What other learning rules did we consider? It was a list of like four different ones. Most importantly, we used the standard learning rules that are used in that propagation as well. So the standard learning rules, and none of them worked. You could consider more. But there's also mathematical proof in the paper and that's going to be more important than the list of learning rules, like why Oja's rule is working, and or some of the other rules like why they're not working.
Yes, so the question from Laha about how can we be sure that EIG is true. So this is ongoing work. The way this works in general is that we have some physiology. We come up with the computational model that is a good explanation for this physiology. And it's any good theory, it should now make predictions that are testable. And one nice thing about EIG, that it's kind of explainable artificial intelligence, is that there are very concrete, very meaningful, functional attributions to different face areas, and they are eminently testable, and as you might gather this is what we're working on right now.

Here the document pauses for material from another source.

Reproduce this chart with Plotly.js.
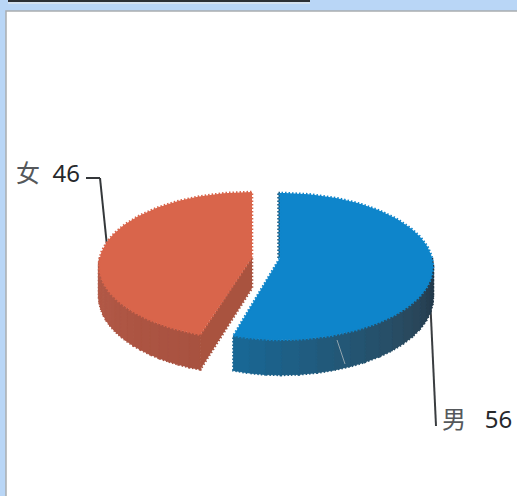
<!DOCTYPE html>
<html>
<head>
<meta charset="utf-8">
<script src="https://cdn.plot.ly/plotly-3.0.1.min.js"></script>
<style>html,body{margin:0;padding:0;background:#b9d6f6;overflow:hidden}</style>
</head>
<body>
<div id="chart" style="width:517px;height:496px"></div>
<script>
var categories = ["男", "女"];
var values = [56, 46];
var topColors = ["#0e85cb", "#d9654b"];
var cutColors = ["#1c5f86", "#a9533f"];
var wallStops = [
  [[30, 48, 62], [42, 72, 92], [34, 88, 120], [24, 104, 150]],
  [[168, 82, 64], [172, 84, 66], [176, 88, 70], [178, 90, 72]]
];
var centers = [[280, 258], [252, 257]];
var leftStretch = [0.9, 1];
var labelGaps = ["\u00a0\u00a0\u00a0", "\u00a0\u00a0"];

var A = 152, B = 72.5, K = 0.1156, D = 31;
function project(idx, deg, depth) {
  var c = centers[idx];
  var t = deg * Math.PI / 180, u = Math.sin(t), v = Math.cos(t), w = 1 + K * v;
  return [c[0] + A * u / w * (u < 0 ? leftStretch[idx] : 1), c[1] - B * v / w + depth * D / w];
}
function mix(stops, f) {
  var p = Math.min(f, 0.9999) * (stops.length - 1), i = Math.floor(p), r = p - i;
  var rgb = [0, 1, 2].map(function (j) { return Math.round(stops[i][j] + (stops[i + 1][j] - stops[i][j]) * r); });
  return "rgb(" + rgb.join(",") + ")";
}
function poly(points, fill, line) {
  return {
    type: "scatter", mode: "lines", hoverinfo: "skip", showlegend: false,
    x: points.map(function (p) { return p[0]; }),
    y: points.map(function (p) { return p[1]; }),
    fill: "toself", fillcolor: fill, line: line
  };
}
function arc(idx, a0, a1, depth) {
  var pts = [], n = Math.ceil(Math.abs(a1 - a0) / 2);
  for (var i = 0; i <= n; i++) pts.push(project(idx, a0 + (a1 - a0) * i / n, depth));
  return pts;
}

var total = values.reduce(function (a, b) { return a + b; }, 0);
var traces = [], start = 0;
var dotted = function (color) { return { color: color, width: 2.6, dash: "1.5px,2px" }; };

values.forEach(function (val, idx) {
  var end = start + 360 * val / total, c = centers[idx];
  var visFrom = Math.max(start, 90), visTo = Math.min(end, 270);

  // outer wall, shaded band by band
  var bands = 18;
  for (var b = 0; b < bands; b++) {
    var a0 = visFrom + (visTo - visFrom) * b / bands;
    var a1 = visFrom + (visTo - visFrom) * (b + 1) / bands;
    var col = mix(wallStops[idx], (b + 0.5) / bands);
    var band = arc(idx, a0, a1, 0).concat(arc(idx, a1, a0, 1));
    band.push(band[0]);
    traces.push(poly(band, col, { color: col, width: 2.4, dash: "1.5px,2px" }));
    traces.push(poly(band, col, { color: col, width: 0.6 }));
  }

  // radial cut walls
  if (idx === 1) {
    var cut = [project(idx, start, 0), c, [c[0], c[1] + D], project(idx, start, 1), project(idx, start, 0)];
    traces.push(poly(cut, cutColors[idx], dotted(cutColors[idx])));
  } else {
    var strip = [[c[0] - 1.5, c[1] - 65], [c[0] + 1, c[1] - 65], [c[0] + 1, c[1]], [c[0] - 1.5, c[1]]];
    strip.push(strip[0]);
    traces.push(poly(strip, cutColors[idx], dotted(cutColors[idx])));
  }

  // top face
  var face = [c].concat(arc(idx, start, end, 0));
  face.push(c);
  traces.push(poly(face, topColors[idx], dotted(topColors[idx])));
  start = end;
});

var seg = function (x0, y0, x1, y1, col, w) {
  return { type: "line", xref: "x", yref: "y", x0: x0, y0: y0, x1: x1, y1: y1, layer: "below",
           line: { color: col, width: w } };
};
var shapes = [
  { type: "rect", xref: "x", yref: "y", x0: 6, y0: 11, x1: 530, y1: 510, layer: "below",
    fillcolor: "#ffffff", line: { color: "#a9adb0", width: 1.5 } },
  { type: "rect", xref: "x", yref: "y", x0: 8, y0: -2, x1: 310, y1: 2, layer: "below",
    fillcolor: "#2b2f34", line: { width: 0 } },
  { type: "rect", xref: "x", yref: "y", x0: 8, y0: 2, x1: 310, y1: 4, layer: "below",
    fillcolor: "#d3e1ef", line: { width: 0 } },
  seg(86, 178, 100, 178, "#34373a", 2),
  seg(100, 178, 107, 246, "#34373a", 2),
  seg(430, 296, 436, 426, "#3a3d40", 2),
  Object.assign(seg(337, 340, 345, 364, "#8fa3ae", 1), { layer: "above" })
];

function label(i, x, y) {
  return {
    xref: "x", yref: "y", x: x, y: y, xanchor: "left", yanchor: "middle", showarrow: false,
    text: categories[i] + labelGaps[i] + '<span style="color:#26282b">' + values[i] + "</span>",
    font: { family: "'Noto Sans','Noto Sans CJK SC',sans-serif", size: 24, color: "#55585b" }
  };
}

Plotly.newPlot("chart", traces, {
  width: 517, height: 496,
  margin: { l: 0, r: 0, t: 0, b: 0, pad: 0 },
  paper_bgcolor: "#b9d6f6", plot_bgcolor: "rgba(0,0,0,0)",
  showlegend: false,
  xaxis: { range: [0, 517], visible: false, fixedrange: true },
  yaxis: { range: [496, 0], visible: false, fixedrange: true },
  shapes: shapes,
  annotations: [label(0, 440, 418), label(1, 14, 172)]
}, { displayModeBar: false, staticPlot: true });
</script>
</body>
</html>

Yes, most architectures are feed forward. I don't believe for a second that the system is entirely feed forward. In fact, we did find evidence for predictive coding in the system. And so we are interested in building recurrent neural network models now in different collaborations. Also EIG, even though it's a feed forward model, there's kind of like a natural extension that I was briefly alluding to because it can explain stimuli. So it could be used in a predictive manner to explain away incoming information. And so it will be very interesting to generalize this model to a recurrent model that is exerting feedback.
Anonymous attendee, it's just this one model that I mentioned, EIG. I sent out the paper. In the interest of time because I'm one minute over now, which is probably OK, please take a look at the EIG paper and so the answer will be in there. OK, a question by another anonymous attendee, the computational work about the mirror symmetry and whether it emerges as a consequence of face detection?
It is possible because in this computational model that we considered it is a consequence of the intrinsic bilateral symmetry of a face, and that could be helpful to detect the face from the front. But it can also detect the face from the side. We don't have any symmetry. In fact, the asymmetry would help you to detect the face. So I'm not sure that detection specifically would be the driving computational force here.
A question about innateness or learning. I think Marge would be the person to answer that. It definitely has a lot of learning components to it. The question is whether there is something else to those areas where the face areas are landing that makes it more likely for this part of cortex unexposed to in learning, for it to become face-selective. If you haven't heard Nancy Kanwisher's talk, listen to her talk. She has a very interesting perspective on that.
OK, so the question about monocular depth cues comes up and I really think it was for Marge, because I don't really have-- yeah, Marge answered that one. The uncanny valley. Yeah, so that is very interesting and practically also very important. My hunch would be that this area mentioned before, orbital frontal cortex, would be likely making a big difference and telling you whether this is like a beautiful face that you should like, or whether it's a face that's creepy as a face in the uncanny valley might be.
Please feel free to contact me and I can clarify things. I know I went through material really fast. My heart bleeds for material I did not cover. But my mission today was hopefully to share a bit of the excitement of discovery that we had on the system, and then to focus on overall organization that we know as an example of a specialized system in a complex brain, and to allude to solve the computational principles that we can learn from. And that's going to be the main road for us forward within CB again.